Ok, so I’m not claiming you need to go al-fresco with your guitar, especially this time of year, but the sentiment is still of interest. Rather than confining ourselves to dour and clinical places of work, make sure you’re enjoying the environment you’re working in. It goes back to point one – the more we enjoy our study, the more we’re likely to do it.


  1. Incorporate play

Mess around, mix things up. Rather than just playing set technical studies, pieces and scales, be creative. I like to use improvisation and chance in lesson activities, to explore the possibilities of the unscripted. As soon as you know a few chords and techniques on the guitar, you’re ready to play, and to write. By incorporating variety into your learning of a skill, you’re always awake to new experiences and possibilities.

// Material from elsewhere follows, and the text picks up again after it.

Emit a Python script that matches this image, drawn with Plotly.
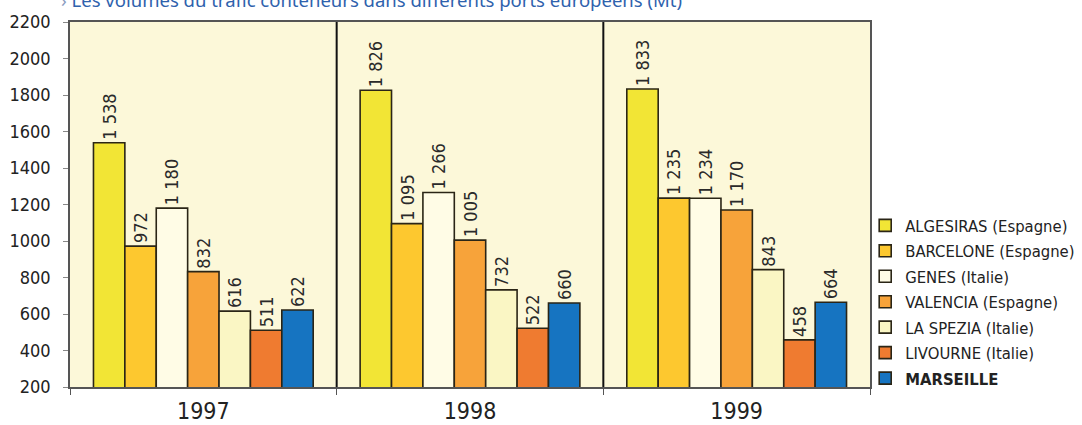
import plotly.graph_objects as go

# Container traffic (Mt) per port and year
years = ["1997", "1998", "1999"]
ports = [
    "ALGESIRAS (Espagne)",
    "BARCELONE (Espagne)",
    "GENES (Italie)",
    "VALENCIA (Espagne)",
    "LA SPEZIA (Italie)",
    "LIVOURNE (Italie)",
    "MARSEILLE",
]
algesiras = [1538, 1826, 1833]
barcelone = [972, 1095, 1235]
genes = [1180, 1266, 1234]
valencia = [832, 1005, 1170]
la_spezia = [616, 732, 843]
livourne = [511, 522, 458]
marseille = [622, 660, 664]

series = [algesiras, barcelone, genes, valencia, la_spezia, livourne, marseille]
colors = ["#f2e535", "#fdc82f", "#fffce6", "#f7a33a", "#faf6c4", "#ef7b30", "#1674c1"]

LABEL_FONT = "DejaVu Sans Condensed, Liberation Sans, sans-serif"


def fmt(v):
    # French style thousands separator
    return f"{v:,}".replace(",", " ")


fig = go.Figure()
for i, (name, vals, col) in enumerate(zip(ports, series, colors)):
    shown = f"<b>{name}</b>" if name == "MARSEILLE" else name
    fig.add_trace(go.Bar(
        x=years,
        y=vals,
        name=shown,
        legendgroup=f"g{i}",
        marker=dict(color=col, line=dict(color="#2a2516", width=1.6)),
        text=[fmt(v) for v in vals],
        textposition="outside",
        textangle=-90,
        constraintext="none",
        cliponaxis=False,
        textfont=dict(family=LABEL_FONT, size=18, color="#2a2a2a"),
        hoverinfo="skip",
    ))

# vertical separators between the year groups
for xb in (0.5, 1.5):
    fig.add_shape(type="line", xref="x", yref="y", x0=xb, x1=xb, y0=200, y1=2200,
                  line=dict(color="#111111", width=2))

fig.add_annotation(
    xref="paper", yref="paper", x=-0.014, y=1, xanchor="left", yanchor="bottom",
    yshift=8, showarrow=False,
    text="<span style='color:#8a9cbf'>›</span> Les volumes du trafic conteneurs dans différents ports européens (Mt)",
    font=dict(family="Noto Sans", size=18.5, color="#2f62ad"),
)

fig.update_layout(
    width=1082, height=425,
    margin=dict(l=70, r=212, t=22, b=38, autoexpand=False),
    paper_bgcolor="white",
    plot_bgcolor="#fcf8d9",
    barmode="group",
    bargap=0.176,
    bargroupgap=0,
    showlegend=True,
    legend=dict(
        x=0.994, xanchor="left", y=0.49, yanchor="top",
        font=dict(family=LABEL_FONT, size=16.5, color="#222222"),
        traceorder="grouped", tracegroupgap=1,
        bgcolor="rgba(0,0,0,0)",
    ),
    xaxis=dict(
        type="category",
        automargin=False,
        showgrid=False,
        showline=True, linecolor="#555555", linewidth=1.5, mirror=True,
        ticks="outside", tickson="boundaries", ticklen=6, tickcolor="#555555",
        ticklabelstandoff=3,
        tickfont=dict(family=LABEL_FONT, size=23, color="#222222"),
    ),
    yaxis=dict(
        automargin=False,
        range=[200, 2200],
        dtick=200,
        showgrid=False,
        showline=True, linecolor="#555555", linewidth=1.5, mirror=True,
        ticks="outside", ticklen=5, tickcolor="#888888",
        ticklabelstandoff=9,
        tickfont=dict(family=LABEL_FONT, size=18, color="#222222"),
    ),
)

fig.write_html("out.html")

  1. Make your workouts meaningful and purpose-driven

This is one of the points which are more difficult to make tangible in this context. I would argue though, that simply enjoying the act of playing an instrument, and of making music, is meaningful and purposeful enough.


  1. Find Flow

This is an area which interests me, despite it’s potentially happy-clappy pseudo-spiritual connotations. How do we make our practise effortless, almost Zen. Do we need to? I know from experience and study, that we’re at our best functioning state when we’re in a relaxed, contented, even place. Get in that ‘zone’ people go on about, but in a different way. Remove distractions, and aim for an almost meditative state when playing. This may feel a bit ‘serious’ at first, but everyone, from beginning strummers to concert twiddlers, should consider their practise important enough that you treat it with care.

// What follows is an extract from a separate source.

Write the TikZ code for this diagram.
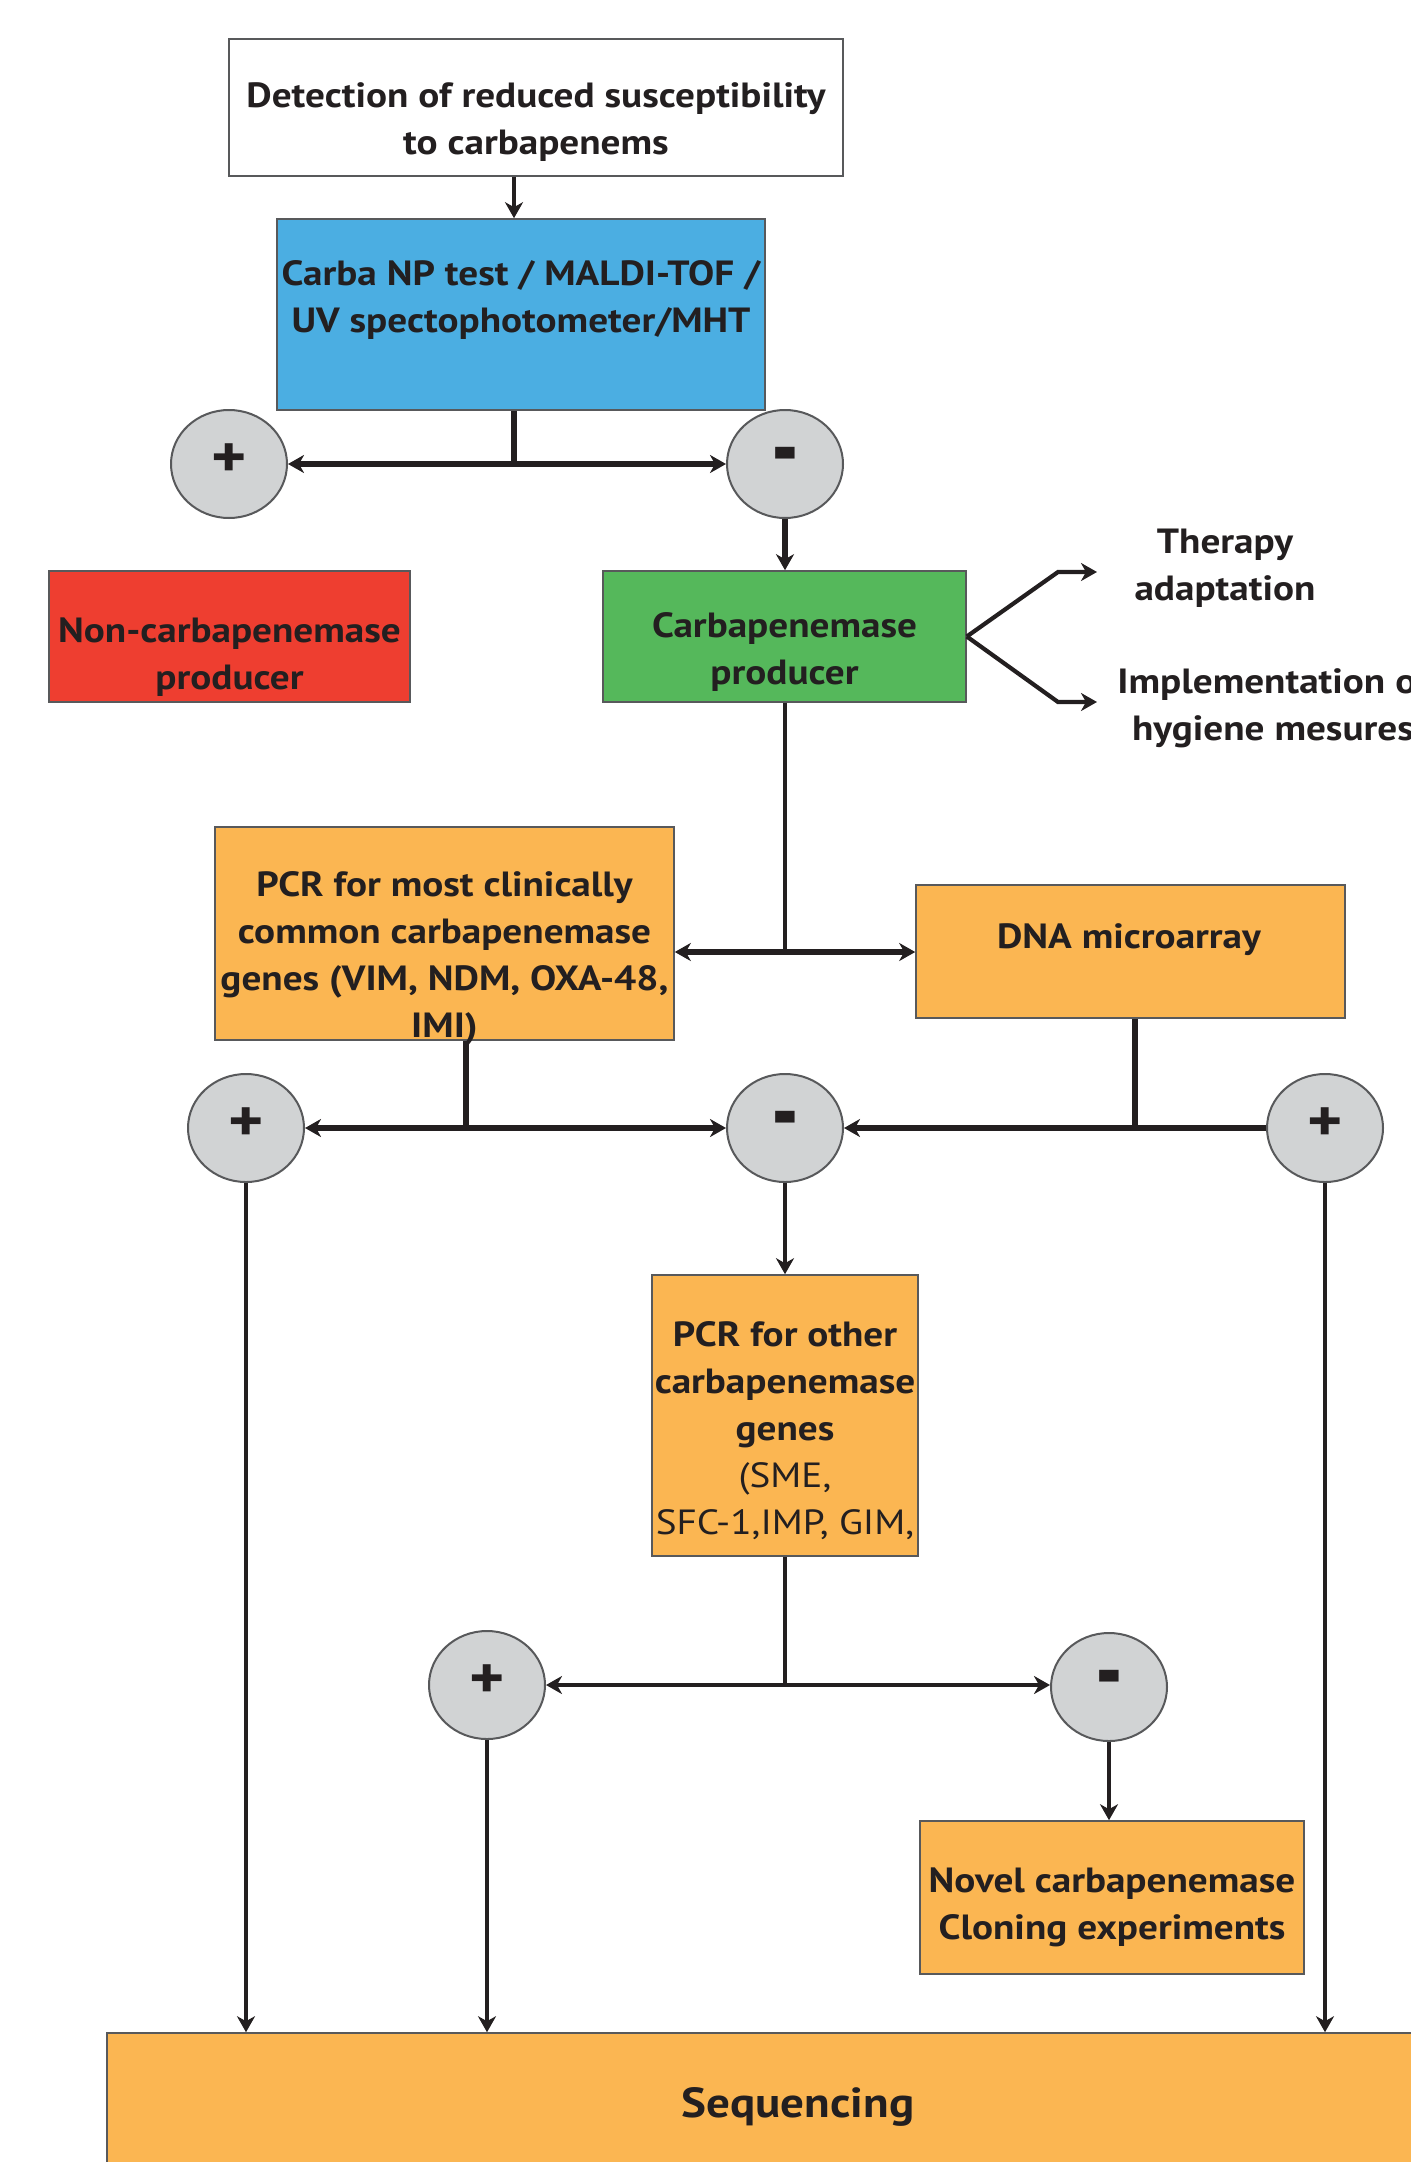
\documentclass[tikz,border=0pt]{standalone}
\usepackage{fontspec}
\setmainfont{PT Sans}[FakeStretch=1.12]
\usetikzlibrary{arrows.meta,shapes.geometric}
\definecolor{cblue}{RGB}{75,174,226}
\definecolor{corange}{RGB}{251,182,82}
\definecolor{cred}{RGB}{238,62,48}
\definecolor{cgreen}{RGB}{85,184,91}
\definecolor{cgray}{RGB}{209,211,212}
\definecolor{cline}{RGB}{35,31,32}
\definecolor{cborder}{RGB}{88,89,91}
\newcommand{\minussign}{\raisebox{-9pt}[0pt][0pt]{\scalebox{1.15}[1.7]{-}}}
\begin{document}
\begin{tikzpicture}[x=0.5pt,y=-0.5pt,
  box/.style={draw=cborder, line width=0.8pt, rectangle, inner sep=0pt},
  txt/.style={align=center, inner sep=0pt, font=\fontsize{17.5}{23.5}\selectfont\bfseries, text=cline},
  pm/.style={ellipse, draw=cborder, fill=cgray, line width=1pt, minimum width=58pt, minimum height=54pt, inner sep=0pt, font=\fontsize{30}{30}\selectfont\bfseries, text=cline},
  conn/.style={draw=cline, line width=2.6pt},
  thin/.style={draw=cline, line width=2.1pt},
  arr/.style={-{Stealth[length=8pt,width=9pt,inset=2.5pt]}},
  darr/.style={{Stealth[length=8pt,width=9pt,inset=2.5pt]}-{Stealth[length=8pt,width=9pt,inset=2.5pt]}},
]
\useasboundingbox (0,0) rectangle (1410,2162);
% boxes
\node[box, fill=white, minimum width=307pt, minimum height=68.5pt] (top) at (536,107.5) {};
\node[box, fill=cblue, minimum width=244pt, minimum height=95.5pt] (blue) at (521,314.5) {};
\node[box, fill=cred, minimum width=180.5pt, minimum height=65.5pt] (red) at (229.5,636.5) {};
\node[box, fill=cgreen, minimum width=181.5pt, minimum height=65.5pt] (green) at (784.5,636.5) {};
\node[box, fill=corange, minimum width=229.5pt, minimum height=106.5pt] (pcr1) at (444.5,933.5) {};
\node[box, fill=corange, minimum width=214.5pt, minimum height=66.5pt] (dna) at (1130.5,951.5) {};
\node[box, fill=corange, minimum width=133pt, minimum height=140.5pt] (pcr2) at (785,1415.5) {};
\node[box, fill=corange, minimum width=192pt, minimum height=76.5pt] (novel) at (1112,1897.5) {};
\node[box, fill=corange, minimum width=676.5pt, minimum height=93.5pt] (seq) at (783.5,2126.5) {};
% texts
\node[txt] (ttop) at (536,122) {Detection of reduced susceptibility\\to carbapenems};
\node[txt] (tblue) at (521,300) {Carba NP test / MALDI-TOF /\\UV spectophotometer/MHT};
\node[txt] (tred) at (229.5,657) {Non-carbapenemase\\producer};
\node[txt] (tgreen) at (784.5,652) {Carbapenemase\\producer};
\node[txt] (tther) at (1225,568) {Therapy\\adaptation};
\node[txt, anchor=west] (thyg) at (1117,708) {Implementation of\\hygiene mesures};
\node[txt] (tpcr1) at (444.5,958) {PCR for most clinically\\common carbapenemase\\genes (VIM, NDM, OXA-48,\\IMI)};
\node[txt] (tdna) at (1129,940) {DNA microarray};
\node[txt] (tpcr2) at (785,1431) {PCR for other\\carbapenemase\\genes\\{\mdseries (SME,}\\{\mdseries SFC-1,IMP, GIM,}};
\node[txt] (tnovel) at (1112,1907) {Novel carbapenemase\\Cloning experiments};
\node[txt, font=\fontsize{21}{25}\selectfont\bfseries] (tseq) at (798,2107) {Sequencing};
% plus/minus ellipses
\node[pm] (p1) at (229,464) {\raisebox{3pt}{+}};
\node[pm] (m1) at (785,464) {\minussign};
\node[pm] (p2) at (246,1128) {\raisebox{3pt}{+}};
\node[pm] (m2) at (785,1128) {\minussign};
\node[pm] (p3) at (1325,1128) {\raisebox{3pt}{+}};
\node[pm] (p4) at (487,1685) {\raisebox{3pt}{+}};
\node[pm] (m4) at (1109,1687) {\minussign};
% junction coordinates
\coordinate (j0) at (514,200);
\coordinate (j1) at (514,464);
\coordinate (j2) at (785,952);
\coordinate (j3) at (466,1128);
\coordinate (j4) at (1135,1128);
\coordinate (j5) at (785,1685);
\coordinate (t1) at (1097,572);
\coordinate (t2) at (1097,702);
% connectors
\draw[thin,arr] (top.south -| j0) -- (blue.north -| j0);
\draw[conn] (blue.south -| j1) -- (j1);
\draw[conn,darr] (p1.east) -- (m1.west);
\draw[conn,arr] (m1.south) -- (green.north -| m1);
\draw[thin,arr] (green.east) -- (1058,572) -- (t1);
\draw[thin,arr] (green.east) -- (1058,702) -- (t2);
\draw[thin] (green.south -| j2) -- (j2);
\draw[conn,darr] (pcr1.east |- j2) -- (dna.west |- j2);
\draw[conn] (pcr1.south -| j3) -- (j3);
\draw[conn] (dna.south -| j4) -- (j4);
\draw[conn,darr] (p2.east) -- (m2.west);
\draw[conn,arr] (p3.west) -- (m2.east);
\draw[thin,arr] (m2.south) -- (pcr2.north);
\draw[thin,arr] (p2.south) -- (p2.south |- seq.north);
\draw[thin,arr] (p3.south) -- (p3.south |- seq.north);
\draw[thin] (pcr2.south) -- (j5);
\draw[thin,darr] (p4.east |- j5) -- (m4.west |- j5);
\draw[thin,arr] (p4.south) -- (p4.south |- seq.north);
\draw[thin,arr] (m4.south) -- (novel.north -| m4);
\end{tikzpicture}
\end{document}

  1. Savour how it makes you feel

If you’ve found your ‘flow’, drink it up. Enjoy the unique buzz you get when you’re creating your very own sounds and timbres. Another modern phrase, being ‘in the moment’ is relevant here. This is the instant feedback you deserve for dedicating your time and care to making progress.  Enjoy it as much as you can!


  1. Release your attachment to the outcome

This I think this is really refreshing, and so good to hear from an athlete and sportsman. It really is the taking part that counts, not the winning. By allowing yourself to just be playing for the sake of it, you’re allowing yourself space and time to enjoy it for what it is. This can create a positive loop too, which allows you to get more ‘flow’ (because you’re not riddled with anxiety about achieving a goal) and allows you to ‘savour’ your playing more. So what if I can’t play Asturias perfectly, I probably never will, but I’ll enjoy playing what I can, and the more I enjoy playing, the more I’ll play it, and the more perfect it will get!


  1. Decide if you’re training or exercising

It seems strange to have to define what you’re doing, but these two words imply quite different things about your motivation and reason for coming to your instrument. I have friends who only ever go for a run when they have a big organised race to work towards, and they call it ‘training’. It sounds serious and important. I run all the time, I love exercising, but I’ve not done a fun run or organised race since I was in school. If I train, I’m training for the sake of just getting a bit better.  So, are you practicing, or playing?


  1. Try something new

Similar to point four, this suggests mixing your activities up to keep things interesting, and making your development more ‘all round’. As a guitar teacher, I’m very much interested in making learning and progression holistic. Classical guitarists, as well as being able to sight-read, should be able to learn by ear. I think as well as being able to read a chord from standard notation, being able to name chords and shapes in the way a modern guitarist can, is important. All the things I’ve mentioned above – creativity, composition, improvisation, all lend us a new take on our instrument. The easiest way for a musician to try something new of course, is to have a go at other styles and genres. A blues piece on Classical guitar, a fingerpicking piece for an electric guitarist, each divergence will give the fingers and brain something new to incorporate, and have a huge benefit to all-round ability and motivation.

What do you think?  Are there things that we musicians can learn from ‘exercise thinkers’ like our Mark?